The Program Director is responsible for maintaining the day to day operations of the program in compliance with all contractual agreements, including; personnel, clinical services, building maintenance, program finance, administrative systems, reporting, and development. S/he serves as liaison to SBY’s administrative staff, other SBY programs and the community at large.
A Master or Bachelors Degree in the Human Services delivery system or a degree in business/public administration or related field with a minimum of 3 years supervisory experience. Experience working with at-risk youth or the homeless population. Previous administrative, clinical and supervisory experiences needed. Strong communication and organizational skills required.
Duties and Responsibilities:
•Ensure that the highest quality crises intervention, life skills, education, counseling, and housing services are provided to all clients.
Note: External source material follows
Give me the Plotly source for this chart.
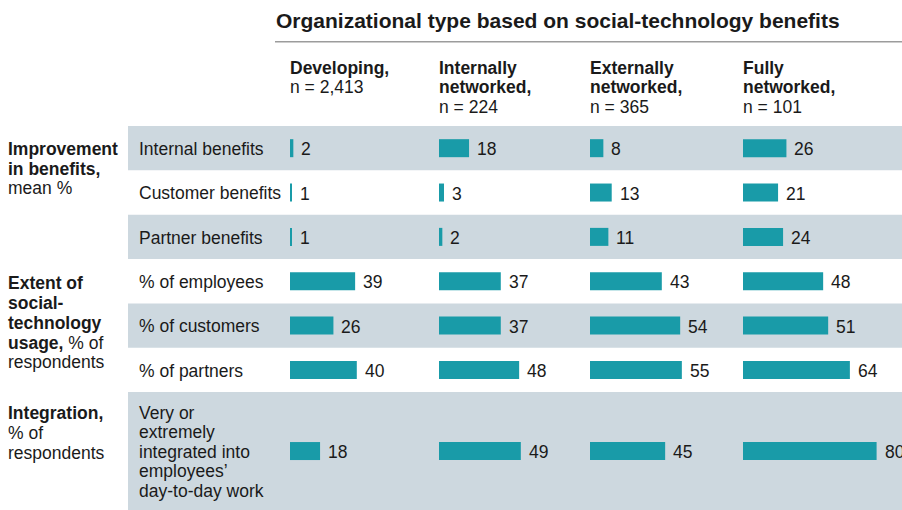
import plotly.graph_objects as go

# ---------------- data ----------------
group_titles = [["Developing,"], ["Internally", "networked,"],
                ["Externally", "networked,"], ["Fully", "networked,"]]
group_n = ["n = 2,413", "n = 224", "n = 365", "n = 101"]

row_labels = ["Internal benefits", "Customer benefits", "Partner benefits",
              "% of employees", "% of customers", "% of partners",
              "Very or<br>extremely<br>integrated into<br>employees’<br>day-to-day work"]

developing = [2, 1, 1, 39, 26, 40, 18]
internally = [18, 3, 2, 37, 37, 48, 49]
externally = [8, 13, 11, 43, 54, 55, 45]
fully = [26, 21, 24, 48, 51, 64, 80]
series = [developing, internally, externally, fully]

section_labels = [
    ["<b>Improvement</b>", "<b>in benefits,</b>", "mean %"],
    ["<b>Extent of</b>", "<b>social-</b>", "<b>technology</b>", "<b>usage,</b> % of", "respondents"],
    ["<b>Integration,</b>", "% of", "respondents"],
]
title_text = "Organizational type based on social-technology benefits"

# ---------------- layout constants ----------------
W, H = 902, 510
FONT = "Liberation Sans, Arial, sans-serif"
FS = 17.5
TXT = "#1a1a1a"
TEAL = "rgb(25,155,168)"
BAND = "rgb(205,216,223)"
TOP = 126.0          # top of table body (px)
PITCH = 44.35        # row pitch (px)
PXU = 1.67           # px per percentage unit
col_start = [290, 439, 590, 743]
col_end = [434, 585, 738, 902]

y_bottom = (H - TOP) / PITCH - 0.5
row_pos = [0, 1, 2, 3, 4, 5, (5.5 + y_bottom) / 2]


def px_x(p):
    return p / W


def px_y(p):
    return 1 - p / H


fig = go.Figure()
layout_axes = {}
for k, vals in enumerate(series):
    ax = "" if k == 0 else str(k + 1)
    fig.add_trace(go.Bar(
        x=vals, y=row_pos, orientation="h", width=18 / PITCH,
        marker=dict(color=TEAL, line=dict(width=0)),
        xaxis="x" + ax, yaxis="y", hoverinfo="skip",
    ))
    layout_axes["xaxis" + ax] = dict(
        domain=[px_x(col_start[k]), px_x(col_end[k])],
        range=[0, (col_end[k] - col_start[k]) / PXU],
        visible=False, anchor="y", fixedrange=True,
    )
    for i, v in enumerate(vals):
        fig.add_annotation(x=v, y=row_pos[i], xref="x" + ax, yref="y",
                           text=str(v), showarrow=False, xanchor="left",
                           yanchor="middle", xshift=8, yshift=-1,
                           borderpad=0, borderwidth=0,
                           font=dict(family=FONT, size=FS, color=TXT))

fig.update_layout(
    width=W, height=H,
    margin=dict(l=0, r=0, t=0, b=0),
    paper_bgcolor="white", plot_bgcolor="rgba(0,0,0,0)",
    showlegend=False,
    yaxis=dict(domain=[0, 1 - TOP / H], range=[y_bottom, -0.5], visible=False,
               fixedrange=True),
    **layout_axes,
)

# background bands
for i in (0, 2, 4):
    fig.add_shape(type="rect", xref="paper", yref="y", x0=px_x(128), x1=1,
                  y0=row_pos[i] - 0.5, y1=row_pos[i] + 0.5,
                  fillcolor=BAND, line=dict(width=0), layer="below")
fig.add_shape(type="rect", xref="paper", yref="y", x0=px_x(128), x1=1,
              y0=5.5, y1=y_bottom, fillcolor=BAND, line=dict(width=0), layer="below")


def text_line(txt, xpx, baseline_px, size=FS, bold=False):
    fig.add_annotation(x=px_x(xpx), y=px_y(baseline_px - 0.35 * size + 1.0),
                       xref="paper", yref="paper", text=("<b>%s</b>" % txt) if bold else txt,
                       showarrow=False, xanchor="left", yanchor="middle",
                       borderpad=0, borderwidth=0,
                       font=dict(family=FONT, size=size, color=TXT))


# title + rule
text_line(title_text, 276, 27.3, size=21, bold=True)
fig.add_shape(type="line", xref="paper", yref="paper", x0=px_x(275), x1=1,
              y0=px_y(41.7), y1=px_y(41.7), line=dict(color="#9c9c9c", width=1.5))

# column headers
LS = 19.5
for k in range(4):
    b = 72.7
    for ln in group_titles[k]:
        text_line(ln, col_start[k], b, bold=True)
        b += LS
    text_line(group_n[k], col_start[k], b)

# row labels
for i, lab in enumerate(row_labels):
    lines = lab.split("<br>")
    center_px = TOP + (row_pos[i] + 0.5) * PITCH
    first = center_px + 6 - (len(lines) - 1) * LS / 2
    for j, ln in enumerate(lines):
        text_line(ln, 139, first + j * LS)

# section labels
sec_first_baseline = [154, 288.3, 418.3]
for s, lines in enumerate(section_labels):
    for j, ln in enumerate(lines):
        text_line(ln, 8, sec_first_baseline[s] + j * 19.8)

fig.write_html("out.html",
               config={"displayModeBar": False},
               post_script="document.body.style.margin='0';"
                           "document.body.style.overflow='hidden';")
•Develop and maintain administrative systems to facilitate and enhance the delivery of services.
•Oversee all personnel matters, including; hiring, supervising, evaluating and firing. Respond to and facilitate the resolution of employee grievances.
•Assess client applications and facilitate regular client progress reviews.
•Within the framework of SBY’s clinical model, provide direct supervision to all staff who interact with clients through one-on-one supervision, staff meetings and live-supervision sessions.
•Ensure that all documentation, including case files, house log and client statistics are accurate and up to date.
•Assess the quality of all clinical services to determine the need to alter or add services to meet the changing needs of the client population.
•Compile all required reports and statistics.
•Make regular reports on the state of the program to the Director of Services for Runaway, Homeless and At-Risk Youth, to the Agency’s administrative offices and the Dept. of Health and Human Services.
•Ensure proper maintenance of all clinical, administrative and financial records.
•Serve as program liaison to the neighborhood, community organizations and citizens.
•Participate in Managers Meetings and other agency-wide meetings/functions as assigned and serve as liaison to the agency.
•Initiate and monitor all needed repairs to the physical plant, ensure regular upkeep of the property.
•Plan and facilitate regular staff meetings.
•Coordinate all site visits and media inquires.
•Participate in regular supervision with consultants, trainings and conferences.
•Other duties as assigned by the Associate Director for programs or the Executive Director.